Pious Jews were longing for something to happen, something that would be nothing short of God acting to save his people. They had returned from the disastrous exile in to Babylon many hundreds of years ago, but now they were being oppressed and ruled by pagans, they were, in a very real way, in a new exile in their own land. The promises of the prophets were clung to as they had promised that some day God himself would return and restore Israel. Perhaps, they hoped, it would be a new Exodus. Something on the scale of the first Exodus when God raised Moses up to lead his people through the waters of the Red Sea and into freedom. In a sense, the whole nation needed to be returned from this exile and into the presence of God, because they had turned away from God, said the prophet Malachi. But what was the answer? How could they be restored in their relationship to God? Malachi, speaking for God, said that all they had to do was to return to God, and he would return to them (Mal. 3:7).

The people could know that this time of return was coming when the forerunner would come and prepare the people of Israel for what God was going to do. The prophet Isaiah had foretold that this messenger would be the voice of one crying in the wilderness, calling people to return to God and to prepare themselves to be his people once again. Luke wants us to see that John was the one spoken of by the prophets. He was the one that symbolically would be connected to the Exodus by living and having his ministry in the wilderness. John was preparing people for the coming of God’s glory and restoration, or as Luke interprets it, “God’s salvation.” This messenger, says Isaiah, would not just be preparing the way for another of God’s messengers, but for God himself to return, “See, the Sovereign LORD comes with power, and his arm rules for him. See, his reward is with him, and his recompense accompanies him. He tends his flock like a shepherd: He gathers the lambs in his arms and carries them close to his heart; he gently leads those that have young” (Isa. 40:10-11).

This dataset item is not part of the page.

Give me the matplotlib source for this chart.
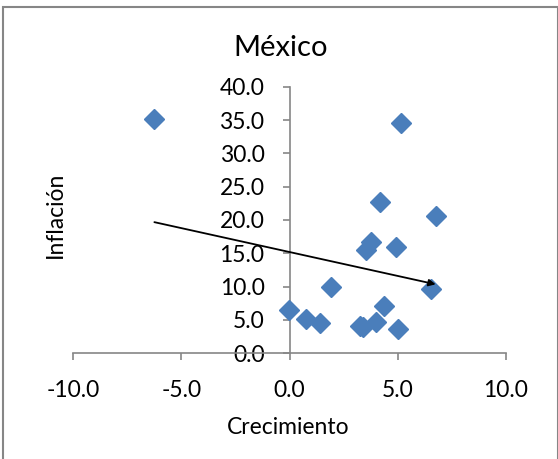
import matplotlib
matplotlib.use("Agg")
import matplotlib.pyplot as plt
from matplotlib.patches import Rectangle
import numpy as np

plt.rcParams['font.family'] = ['Lato', 'DejaVu Sans']

crecimiento = [-6.25, 5.17, 4.20, 6.76, 3.78, 3.55, 4.94, 1.93, 6.56, -0.03,
               0.77, 1.39, 4.35, 3.24, 3.39, 4.00, 5.01]
inflacion = [35.1, 34.5, 22.7, 20.6, 16.7, 15.5, 16.0, 10.0, 9.6, 6.5,
             5.1, 4.6, 7.1, 4.1, 4.0, 4.7, 3.7]
x_ticks = [-10.0, -5.0, 0.0, 5.0, 10.0]
y_ticks = [0.0, 5.0, 10.0, 15.0, 20.0, 25.0, 30.0, 35.0, 40.0]

W, H = 558, 459
fig = plt.figure(figsize=(W / 100, H / 100), dpi=100)

# chart border
fig.patches.append(Rectangle((3 / W, -0.01), (557.5 - 3) / W, (H - 7) / H + 0.01,
                             transform=fig.transFigure, fill=False,
                             edgecolor='#868686', linewidth=1.5))

left, right = 73.3, 505.7
top, bottom = 86.7, 353.3
ax = fig.add_axes([left / W, 1 - bottom / H, (right - left) / W, (bottom - top) / H])
ax.set_xlim(-10, 10)
ax.set_ylim(0, 40)
ax.patch.set_alpha(0)

for s in ['top', 'right']:
    ax.spines[s].set_visible(False)
ax.spines['left'].set_position(('data', 0))
ax.spines['bottom'].set_position(('data', 0))
for s in ['left', 'bottom']:
    ax.spines[s].set_color('#868686')
    ax.spines[s].set_linewidth(1.2)

ax.set_xticks(x_ticks)
ax.set_yticks(y_ticks)
ax.set_xticklabels([f"{v:.1f}" for v in x_ticks])
ax.set_yticklabels([f"{v:.1f}" for v in y_ticks])
ax.tick_params(axis='both', direction='out', length=5, width=1.2, color='#868686',
               labelsize=16.5, labelcolor='black')
ax.tick_params(axis='y', pad=13)
ax.tick_params(axis='x', pad=14)

ax.plot(crecimiento, inflacion, linestyle='none', marker='D', markersize=10,
        color='#4A7EBB', markeredgecolor='#4A7EBB', zorder=3)

# linear trend line
m, b = np.polyfit(crecimiento, inflacion, 1)
x0, x1 = min(crecimiento), max(crecimiento)
ax.annotate('', xy=(x1, m * x1 + b), xytext=(x0, m * x0 + b),
            arrowprops=dict(arrowstyle='-|>', color='black', lw=1.3,
                            mutation_scale=10, shrinkA=0, shrinkB=0), zorder=4)

fig.text(281 / W, 1 - 48 / H, 'México', ha='center', va='center', fontsize=21)
fig.text(55 / W, 1 - 215 / H, 'Inflación', ha='center', va='center', fontsize=16.5,
         rotation=90)
fig.text(288 / W, 1 - 428 / H, 'Crecimiento', ha='center', va='center', fontsize=16.5)

fig.savefig('out.png', dpi=100)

It is certainly unlikely that John’s listeners, and probably not even John himself, would have fully understood the implications of John’s call. Somehow he would be preparing the way for God to return to Israel and for the Messiah to come, but no one could have foreseen that God would fulfill both of those expectations in the same person of Jesus. Even the call for repentance, forgiveness of sins, baptism, and salvation would not have been understood fully for the things that John’s ministry was pointing to. In the context of the Old Testament these all would have been viewed as pieces of national repentance or turning back to God as a people. Baptism was what non-Jews did when they wanted to convert to Judaism and so John’s call for them to be baptized would have been calling them to embrace the idea that they had drifted from being God’s people. But if they returned to God and became his people once again, they would receive salvation, which they would have understood in it’s Old Testament context of being restored to God as his people.

It is important for us to understand that John was not fully enacting any of this but pointing to the reality of these things that was to come. John was preparing people with a symbolic change of heart for the ideas that they were not automatically part of God’s family simply because they had been born Jewish. He was preparing them for the idea of the need to be baptized into a new family and reconciliation with God for the ultimate salvation from sin death. Luke will make clear later in his narrative in Acts that the symbolic baptism of John was not adequate in restoring one to God’s family; that could only be accomplished by the very real (and not symbolic act like John’s was) of being baptized into the life of Christ (see Acts 18:25-26; 19:1-5).

But John’s ministry was not to prepare people for other first-century messianic movements. If they were simply coming out in droves looking for the next promising movement to which they could attach their wagons to and hope that this one would finally end Roman rule and make way for the presence of God to return to Israel, then they could forget that notion. His was not a movement of going along to hedge your bets that you might be on the right side if this was the movement of the promised Messiah, but if not, then just go back home and wait for the next one. This was not about power, politics, or personal benefit at all. This was about seeing that not just Israel as a nation was exiled from God but that you as an individual were also exiled from God. It was about realizing that you were not part of God’s family simply because you were a Jew. Simply being a physical descendant of Abraham would not bring you back to God. It was going to take a true changing of ways, a true allegiance to whatever God was sending next in order to be part of the promised family. Those that could see their need to be reconciled back to God and somehow brought into his family would be able to produce the genuine fruit of repentance and keeping the Covenant between God and his people. But there would also be those who wouldn’t see their need. There would be those who would not accept the possibility that they were not part of God’s family and who were simply waiting for God to work according to their expectations and in a way that was a benefit to them. If that response sounds frighteningly like the response of many today or even your own response to God’s call to salvation and reconciliation then the rest of John’s message will be of particular importance. Remember, he was preparing people for Jesus that was to come and if they didn’t heed that call seriously, they would never make it. John’s message of needing a heart open to repentance in order to accept Jesus as Lord is just as true today as it was 2,00 years ago.


Devotional Thought
We can learn a very serious lesson from John’s warning to the Israelites. We cannot presume that just because we have been brought through the waters of baptism to become God’s people that this is a magic formula for salvation if we don’t show the genuine fruit of real repentance in our life. Spend some time to reflect and pray about the true fruit of ongoing repentance that you have seen in your life as a Christian.